Pourquoi les Etats-Unis l’ont-ils signé ? Le New York Times affirme que cet accord « marque un tournant majeur de l’administration Bush », ce sur quoi Bolton est d’accord. La plupart des autres commentateurs leur emboîtent le pas. Il a été souligné que cet accord était assez proche de celui négocié par l’administration Clinton et dénoncé par le régime Bush. La plupart des commentateurs s’accordent sur le fait que cet accord aurait pu être négocié, il y a cinq ans, à un moment où la Corée du Nord n’avait pas encore testé de têtes nucléaires, pour autant que le régime Bush l’eût voulu.
Ainsi, qu’est-ce qui a changé ? La diminution des options disponibles semble avoir convaincu les décideurs à Washington. Le fait est que la Corée du Nord dispose déjà de quelques armes et il est douteux qu’elle y renonce. Le fait est que les Etats-Unis sont coincés en Irak et qu’ils concentrent leurs autres énergies politiques disponibles sur l’Iran. Le fait est que les Républicains ont perdu les dernières élections, largement sur des enjeux de politique étrangère. Le fait est que leurs alliés sont devenus moins faciles à rallier à la politique des Etats-Unis, à mesure que le temps passe. Du point de vue des Etats-Unis, cet accord retire temporairement ce contentieux du devant de la scène géopolitique. Les occasions ne manqueront pas de revenir en arrière par la suite.
Et pourquoi la Corée du Nord a-t-elle signé ? D’abord, parce qu’elle était sous une forte pression de la Chine pour signer quelque chose. Et il lui a sans doute semblé peu sage de trop résister à la Chine en ce moment. Plus fondamentalement, elle a obtenu quelque chose qu’elle voulait depuis longtemps et que le régime Bush lui refusait depuis longtemps – la promesse de négociations bilatérales avec les Etats-Unis en vue d’établir des relations diplomatiques complètes. Et elle a obtenu une certaine aide énergétique, ce dont elle avait urgemment besoin. Elle a gagné cela sans abandonner beaucoup de terrain. Certes, elle doit fermer le réacteur de Yongbyon. Mais au-delà, le reste est soumis à « discussion », et aucune mention n’est faite de démanteler vraiment les armes nucléaires existantes.

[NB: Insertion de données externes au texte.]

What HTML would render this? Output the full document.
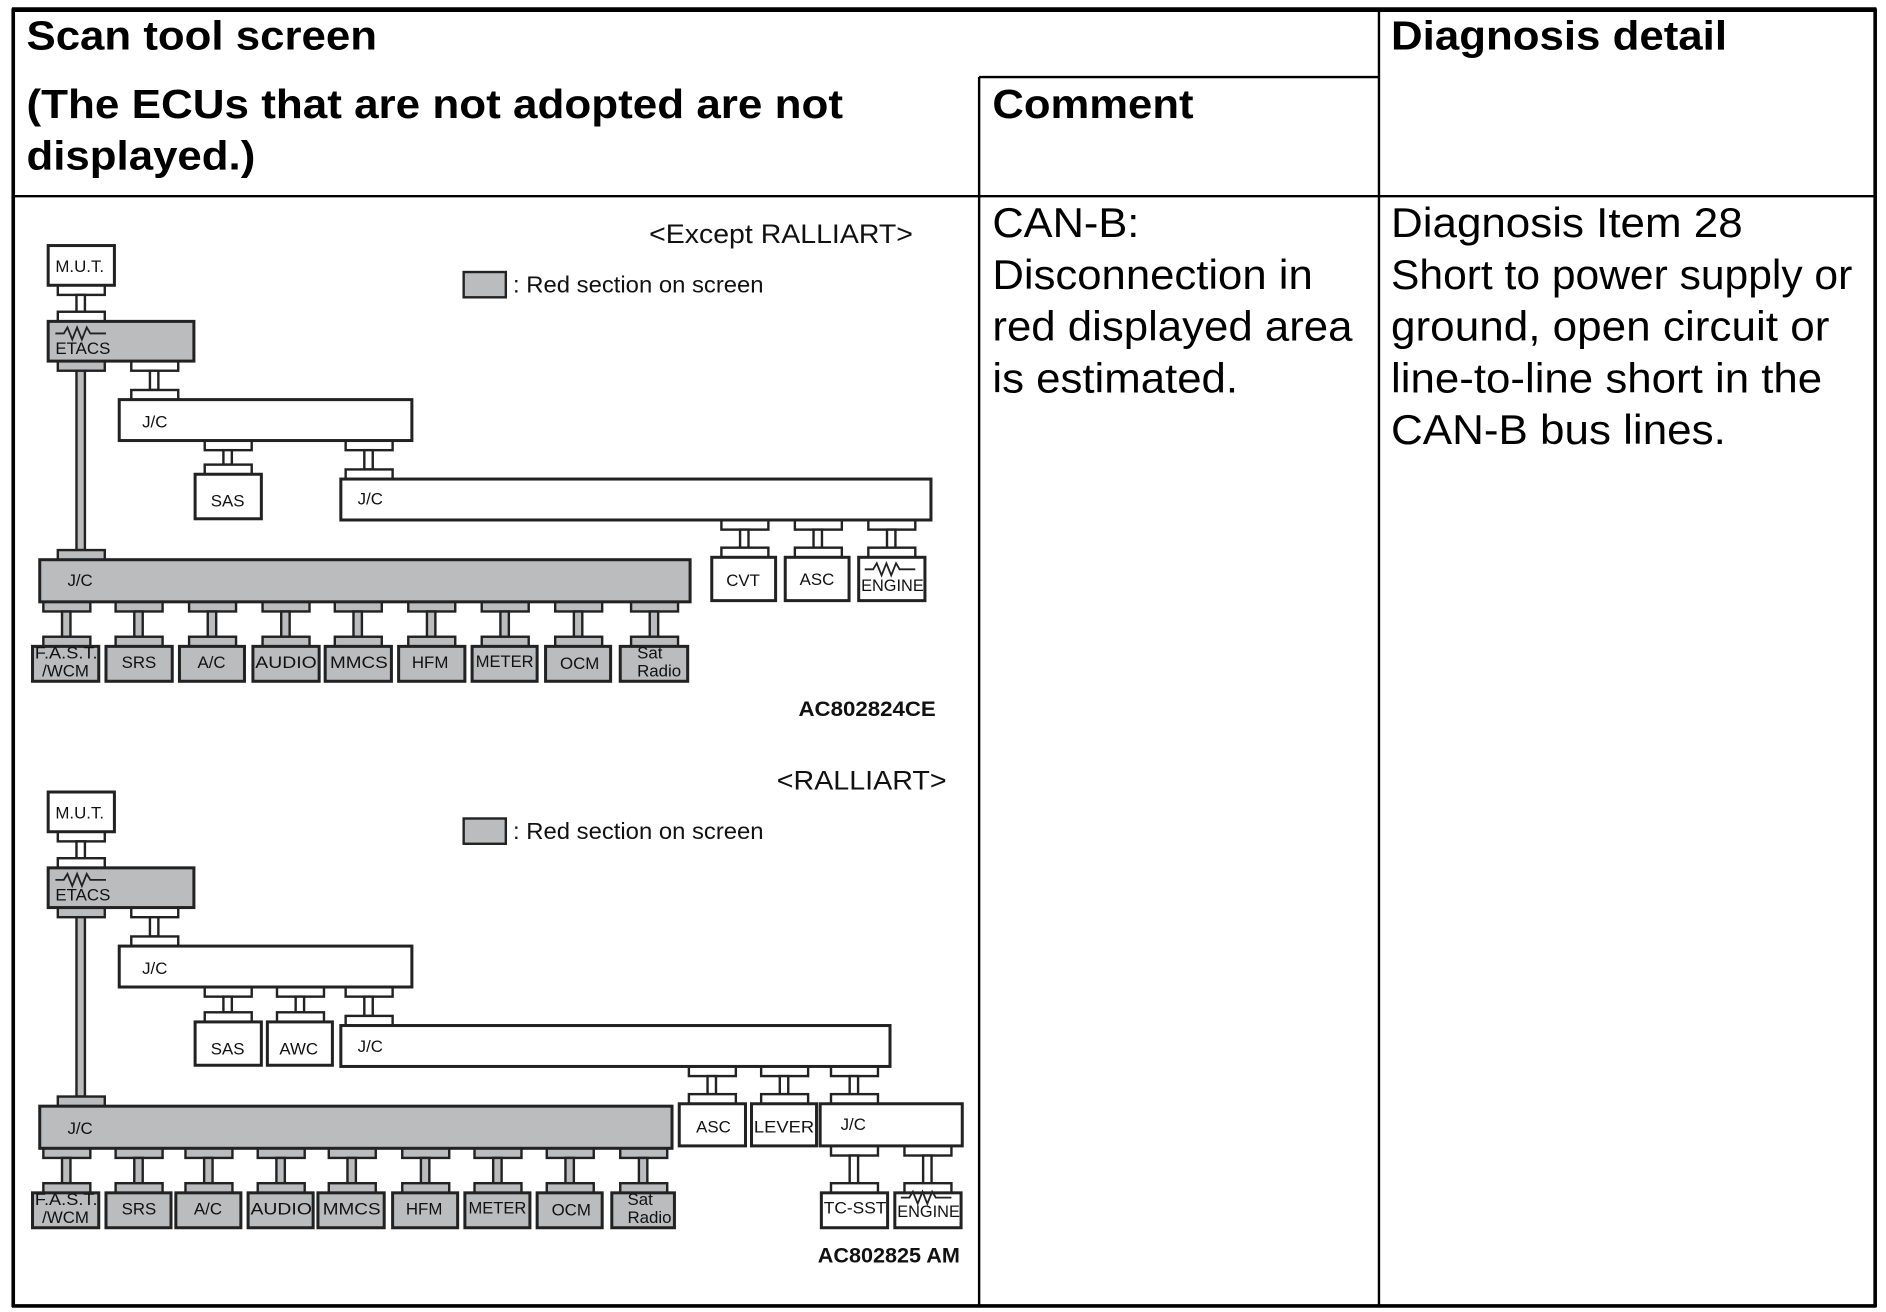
<!DOCTYPE html>
<html><head><meta charset="utf-8"><style>html,body{margin:0;padding:0;background:#fff}svg{display:block}</style></head>
<body>
<svg width="1886" height="1312" viewBox="0 0 1566 1090" preserveAspectRatio="none" xmlns="http://www.w3.org/2000/svg" font-family="'Liberation Sans Narrow','Liberation Sans',sans-serif">
<rect width="1566" height="1090" fill="#fff"/>
<!-- table -->
<g stroke="#000" fill="none">
<line x1="10" y1="8" x2="1558" y2="8" stroke-width="4"/>
<line x1="10" y1="1085" x2="1558" y2="1085" stroke-width="3"/>
<line x1="11" y1="7" x2="11" y2="1086" stroke-width="3"/>
<line x1="1557" y1="7" x2="1557" y2="1086" stroke-width="3"/>
<line x1="813" y1="64" x2="1145" y2="64" stroke-width="2"/>
<line x1="11" y1="163" x2="1557" y2="163" stroke-width="2"/>
<line x1="813" y1="64" x2="813" y2="1086" stroke-width="2"/>
<line x1="1145" y1="8" x2="1145" y2="1086" stroke-width="2"/>
</g>
<g font-size="34" font-weight="bold" fill="#000">
<text x="22" y="41" textLength="291" lengthAdjust="spacingAndGlyphs">Scan tool screen</text>
<text x="22" y="98" textLength="678" lengthAdjust="spacingAndGlyphs">(The ECUs that are not adopted are not</text>
<text x="22" y="141" textLength="190" lengthAdjust="spacingAndGlyphs">displayed.)</text>
<text x="824" y="98" textLength="167" lengthAdjust="spacingAndGlyphs">Comment</text>
<text x="1155" y="41" textLength="279" lengthAdjust="spacingAndGlyphs">Diagnosis detail</text>
</g>
<g font-size="35" fill="#000">
<text x="824" y="197" textLength="122" lengthAdjust="spacingAndGlyphs">CAN-B:</text>
<text x="824" y="240" textLength="266" lengthAdjust="spacingAndGlyphs">Disconnection in</text>
<text x="824" y="283" textLength="299" lengthAdjust="spacingAndGlyphs">red displayed area</text>
<text x="824" y="326" textLength="204" lengthAdjust="spacingAndGlyphs">is estimated.</text>
<text x="1155" y="197" textLength="292" lengthAdjust="spacingAndGlyphs">Diagnosis Item 28</text>
<text x="1155" y="240" textLength="383" lengthAdjust="spacingAndGlyphs">Short to power supply or</text>
<text x="1155" y="283" textLength="364" lengthAdjust="spacingAndGlyphs">ground, open circuit or</text>
<text x="1155" y="326" textLength="358" lengthAdjust="spacingAndGlyphs">line-to-line short in the</text>
<text x="1155" y="369" textLength="278" lengthAdjust="spacingAndGlyphs">CAN-B bus lines.</text>
</g>

<!-- DIAGRAM 1 -->
<g stroke="#222" stroke-width="2">
<text x="539" y="202" font-size="22" stroke="none" fill="#111" textLength="219" lengthAdjust="spacingAndGlyphs">&lt;Except RALLIART&gt;</text>
<rect x="385" y="226" width="35" height="21" fill="#bbbcbe"/>
<text x="426" y="243" font-size="19" stroke="none" fill="#111" textLength="208" lengthAdjust="spacingAndGlyphs">: Red section on screen</text>
<!-- connectors -->
<g fill="#fff">
<rect x="48" y="237" width="39" height="8"/><rect x="63.5" y="245" width="7" height="14"/><rect x="48" y="259" width="39" height="8"/>
<rect x="109" y="300" width="39" height="8"/><rect x="124.5" y="308" width="7" height="16"/><rect x="109" y="324" width="39" height="8"/>
<rect x="170" y="366" width="39" height="8"/><rect x="185.5" y="374" width="7" height="12"/><rect x="170" y="386" width="39" height="8"/>
<rect x="287" y="366" width="39" height="8"/><rect x="302.5" y="374" width="7" height="16"/><rect x="287" y="390" width="39" height="8"/>
<rect x="599" y="432" width="39" height="8"/><rect x="614.5" y="440" width="7" height="15"/><rect x="599" y="455" width="39" height="8"/>
<rect x="660" y="432" width="39" height="8"/><rect x="675.5" y="440" width="7" height="15"/><rect x="660" y="455" width="39" height="8"/>
<rect x="721" y="432" width="39" height="8"/><rect x="736.5" y="440" width="7" height="15"/><rect x="721" y="455" width="39" height="8"/>
</g>
<g fill="#bbbcbe">
<rect x="48" y="300" width="39" height="8"/><rect x="63.5" y="308" width="7" height="149"/><rect x="48" y="457" width="39" height="8"/>
<rect x="36" y="500" width="39" height="8"/><rect x="51.5" y="508" width="7" height="21"/><rect x="36" y="529" width="39" height="8"/>
<rect x="96" y="500" width="39" height="8"/><rect x="111.5" y="508" width="7" height="21"/><rect x="96" y="529" width="39" height="8"/>
<rect x="157" y="500" width="39" height="8"/><rect x="172.5" y="508" width="7" height="21"/><rect x="157" y="529" width="39" height="8"/>
<rect x="218" y="500" width="39" height="8"/><rect x="233.5" y="508" width="7" height="21"/><rect x="218" y="529" width="39" height="8"/>
<rect x="278" y="500" width="39" height="8"/><rect x="293.5" y="508" width="7" height="21"/><rect x="278" y="529" width="39" height="8"/>
<rect x="339" y="500" width="39" height="8"/><rect x="354.5" y="508" width="7" height="21"/><rect x="339" y="529" width="39" height="8"/>
<rect x="400" y="500" width="39" height="8"/><rect x="415.5" y="508" width="7" height="21"/><rect x="400" y="529" width="39" height="8"/>
<rect x="461" y="500" width="39" height="8"/><rect x="476.5" y="508" width="7" height="21"/><rect x="461" y="529" width="39" height="8"/>
<rect x="524" y="500" width="39" height="8"/><rect x="539.5" y="508" width="7" height="21"/><rect x="524" y="529" width="39" height="8"/>
</g>
<!-- boxes -->
<rect x="40" y="204" width="55" height="33" fill="#fff" stroke-width="2.5"/>
<rect x="40" y="267" width="121" height="33" fill="#bbbcbe" stroke-width="2.5"/>
<rect x="99" y="332" width="243" height="34" fill="#fff" stroke-width="2.5"/>
<rect x="162" y="394" width="55" height="37" fill="#fff" stroke-width="2.5"/>
<rect x="283" y="398" width="490" height="34" fill="#fff" stroke-width="2.5"/>
<rect x="33" y="465" width="540" height="35" fill="#bbbcbe" stroke-width="2.5"/>
<rect x="591" y="463" width="53" height="36" fill="#fff" stroke-width="2.5"/>
<rect x="652" y="463" width="53" height="36" fill="#fff" stroke-width="2.5"/>
<rect x="713" y="463" width="55" height="36" fill="#fff" stroke-width="2.5"/>
<g fill="#bbbcbe" stroke-width="2.5">
<rect x="27" y="537" width="55" height="29"/><rect x="88" y="537" width="55" height="29"/><rect x="149" y="537" width="54" height="29"/>
<rect x="210" y="537" width="55" height="29"/><rect x="270" y="537" width="55" height="29"/><rect x="331" y="537" width="55" height="29"/>
<rect x="392" y="537" width="54" height="29"/><rect x="453" y="537" width="54" height="29"/><rect x="515" y="537" width="56" height="29"/>
</g>
<polyline points="46,277 53,277 56,272 60,282 64,272 68,282 72,272 75,277 88,277" fill="none" stroke-width="1.5"/>
<polyline points="718,473 725,473 728,468 732,478 736,468 740,478 744,468 747,473 760,473" fill="none" stroke-width="1.5"/>
<g stroke="none" fill="#111" font-size="14">
<text x="46" y="226">M.U.T.</text>
<text x="46" y="294">ETACS</text>
<text x="118" y="355">J/C</text>
<text x="175" y="421">SAS</text>
<text x="297" y="419">J/C</text>
<text x="56" y="487">J/C</text>
<text x="603" y="487">CVT</text>
<text x="664" y="486">ASC</text>
<text x="715" y="491" textLength="52" lengthAdjust="spacingAndGlyphs">ENGINE</text>
<text x="29" y="547" textLength="52" lengthAdjust="spacingAndGlyphs">F.A.S.T.</text>
<text x="35" y="562">/WCM</text>
<text x="101" y="555">SRS</text>
<text x="164" y="555">A/C</text>
<text x="212" y="555" textLength="51" lengthAdjust="spacingAndGlyphs">AUDIO</text>
<text x="274" y="555" textLength="48" lengthAdjust="spacingAndGlyphs">MMCS</text>
<text x="342" y="555">HFM</text>
<text x="395" y="554" textLength="48" lengthAdjust="spacingAndGlyphs">METER</text>
<text x="465" y="556">OCM</text>
<text x="529" y="547">Sat</text>
<text x="529" y="562">Radio</text>
<text x="663" y="595" font-size="18" font-weight="bold" textLength="114" lengthAdjust="spacingAndGlyphs">AC802824CE</text>
</g>
</g>

<!-- DIAGRAM 2 -->
<g stroke="#222" stroke-width="2">
<text x="645" y="656" font-size="22" stroke="none" fill="#111" textLength="141" lengthAdjust="spacingAndGlyphs">&lt;RALLIART&gt;</text>
<rect x="385" y="680" width="35" height="21" fill="#bbbcbe"/>
<text x="426" y="697" font-size="19" stroke="none" fill="#111" textLength="208" lengthAdjust="spacingAndGlyphs">: Red section on screen</text>
<g fill="#fff">
<rect x="48" y="691" width="39" height="8"/><rect x="63.5" y="699" width="7" height="14"/><rect x="48" y="713" width="39" height="8"/>
<rect x="109" y="754" width="39" height="8"/><rect x="124.5" y="762" width="7" height="16"/><rect x="109" y="778" width="39" height="8"/>
<rect x="170" y="820" width="39" height="8"/><rect x="185.5" y="828" width="7" height="13"/><rect x="170" y="841" width="39" height="8"/>
<rect x="230" y="820" width="39" height="8"/><rect x="245.5" y="828" width="7" height="13"/><rect x="230" y="841" width="39" height="8"/>
<rect x="287" y="820" width="39" height="8"/><rect x="302.5" y="828" width="7" height="16"/><rect x="287" y="844" width="39" height="8"/>
<rect x="572" y="886" width="39" height="8"/><rect x="587.5" y="894" width="7" height="15"/><rect x="572" y="909" width="39" height="8"/>
<rect x="632" y="886" width="39" height="8"/><rect x="647.5" y="894" width="7" height="15"/><rect x="632" y="909" width="39" height="8"/>
<rect x="690" y="886" width="39" height="8"/><rect x="705.5" y="894" width="7" height="15"/><rect x="690" y="909" width="39" height="8"/>
<rect x="690" y="952" width="39" height="8"/><rect x="705.5" y="960" width="7" height="23"/><rect x="690" y="983" width="39" height="8"/>
<rect x="751" y="952" width="39" height="8"/><rect x="766.5" y="960" width="7" height="23"/><rect x="751" y="983" width="39" height="8"/>
</g>
<g fill="#bbbcbe">
<rect x="48" y="754" width="39" height="8"/><rect x="63.5" y="762" width="7" height="149"/><rect x="48" y="911" width="39" height="8"/>
<rect x="36" y="954" width="39" height="8"/><rect x="51.5" y="962" width="7" height="21"/><rect x="36" y="983" width="39" height="8"/>
<rect x="96" y="954" width="39" height="8"/><rect x="111.5" y="962" width="7" height="21"/><rect x="96" y="983" width="39" height="8"/>
<rect x="154" y="954" width="39" height="8"/><rect x="169.5" y="962" width="7" height="21"/><rect x="154" y="983" width="39" height="8"/>
<rect x="214" y="954" width="39" height="8"/><rect x="229.5" y="962" width="7" height="21"/><rect x="214" y="983" width="39" height="8"/>
<rect x="273" y="954" width="39" height="8"/><rect x="288.5" y="962" width="7" height="21"/><rect x="273" y="983" width="39" height="8"/>
<rect x="334" y="954" width="39" height="8"/><rect x="349.5" y="962" width="7" height="21"/><rect x="334" y="983" width="39" height="8"/>
<rect x="394" y="954" width="39" height="8"/><rect x="409.5" y="962" width="7" height="21"/><rect x="394" y="983" width="39" height="8"/>
<rect x="454" y="954" width="39" height="8"/><rect x="469.5" y="962" width="7" height="21"/><rect x="454" y="983" width="39" height="8"/>
<rect x="515" y="954" width="39" height="8"/><rect x="530.5" y="962" width="7" height="21"/><rect x="515" y="983" width="39" height="8"/>
</g>
<rect x="40" y="658" width="55" height="33" fill="#fff" stroke-width="2.5"/>
<rect x="40" y="721" width="121" height="33" fill="#bbbcbe" stroke-width="2.5"/>
<rect x="99" y="786" width="243" height="34" fill="#fff" stroke-width="2.5"/>
<rect x="162" y="849" width="55" height="36" fill="#fff" stroke-width="2.5"/>
<rect x="222" y="849" width="54" height="36" fill="#fff" stroke-width="2.5"/>
<rect x="283" y="852" width="456" height="34" fill="#fff" stroke-width="2.5"/>
<rect x="33" y="919" width="525" height="35" fill="#bbbcbe" stroke-width="2.5"/>
<rect x="564" y="917" width="55" height="35" fill="#fff" stroke-width="2.5"/>
<rect x="624" y="917" width="54" height="35" fill="#fff" stroke-width="2.5"/>
<rect x="681" y="917" width="118" height="35" fill="#fff" stroke-width="2.5"/>
<rect x="682" y="991" width="55" height="29" fill="#fff" stroke-width="2.5"/>
<rect x="743" y="991" width="55" height="29" fill="#fff" stroke-width="2.5"/>
<g fill="#bbbcbe" stroke-width="2.5">
<rect x="27" y="991" width="55" height="29"/><rect x="88" y="991" width="54" height="29"/><rect x="146" y="991" width="54" height="29"/>
<rect x="206" y="991" width="54" height="29"/><rect x="264" y="991" width="55" height="29"/><rect x="326" y="991" width="54" height="29"/>
<rect x="386" y="991" width="54" height="29"/><rect x="446" y="991" width="54" height="29"/><rect x="508" y="991" width="52" height="29"/>
</g>
<polyline points="46,731 53,731 56,726 60,736 64,726 68,736 72,726 75,731 88,731" fill="none" stroke-width="1.5"/>
<polyline points="748,995 755,995 758,990 762,1000 766,990 770,1000 774,990 777,995 790,995" fill="none" stroke-width="1.5"/>
<g stroke="none" fill="#111" font-size="14">
<text x="46" y="680">M.U.T.</text>
<text x="46" y="748">ETACS</text>
<text x="118" y="809">J/C</text>
<text x="175" y="876">SAS</text>
<text x="232" y="876">AWC</text>
<text x="297" y="874">J/C</text>
<text x="56" y="942">J/C</text>
<text x="578" y="941">ASC</text>
<text x="626" y="941" textLength="50" lengthAdjust="spacingAndGlyphs">LEVER</text>
<text x="698" y="939">J/C</text>
<text x="684" y="1008" textLength="52" lengthAdjust="spacingAndGlyphs">TC-SST</text>
<text x="745" y="1011" textLength="52" lengthAdjust="spacingAndGlyphs">ENGINE</text>
<text x="29" y="1001" textLength="52" lengthAdjust="spacingAndGlyphs">F.A.S.T.</text>
<text x="35" y="1016">/WCM</text>
<text x="101" y="1009">SRS</text>
<text x="161" y="1009">A/C</text>
<text x="208" y="1009" textLength="51" lengthAdjust="spacingAndGlyphs">AUDIO</text>
<text x="268" y="1009" textLength="48" lengthAdjust="spacingAndGlyphs">MMCS</text>
<text x="337" y="1009">HFM</text>
<text x="389" y="1008" textLength="48" lengthAdjust="spacingAndGlyphs">METER</text>
<text x="458" y="1010">OCM</text>
<text x="521" y="1001">Sat</text>
<text x="521" y="1016">Radio</text>
<text x="679" y="1049" font-size="18" font-weight="bold" textLength="118" lengthAdjust="spacingAndGlyphs">AC802825 AM</text>
</g>
</g>
</svg>
</body></html>
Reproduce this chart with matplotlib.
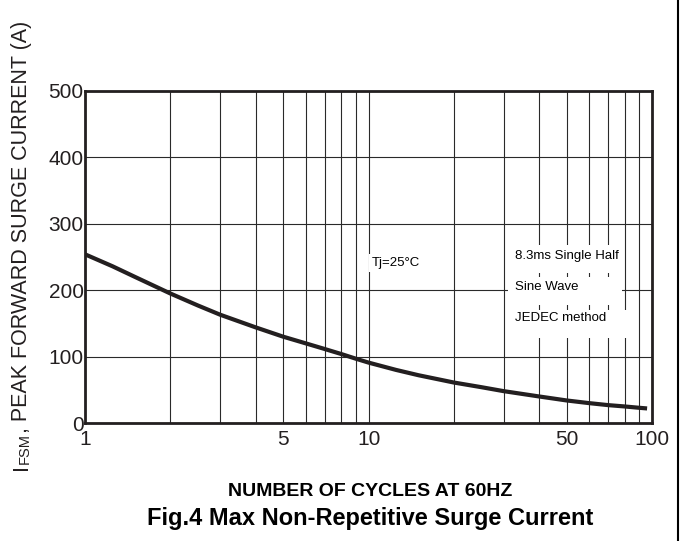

Du point de vue de la Chine, cet accord réduit la pression diplomatique qu’exercent les Etats-Unis sur elle pour qu’elle contrôle la Corée du Nord. Du point de vue sud-coréen, cela permet la reprise d’une politique de réchauffement, un peu ternie. Seul le Japon râle un peu, ce que suggère le fait qu’il ne contribue pas à l’assistance énergétique, et que la Corée du Sud a dû prendre sur elle sa part – quelque chose qui ne va pas améliorer les relations déjà branlantes entre le Japon et la Corée du Sud.
Ainsi, s’agit-il d’une comédie ou d’un premier pas ? J’incline à penser qu’il s’agit certainement d’une comédie et seulement peut-être d’un premier pas. Mais ce que l’accord met en évidence une fois de plus, c’est la capacité déclinante des Etats-Unis d’atteindre leurs objectifs prioritaires sur l’arène géopolitique.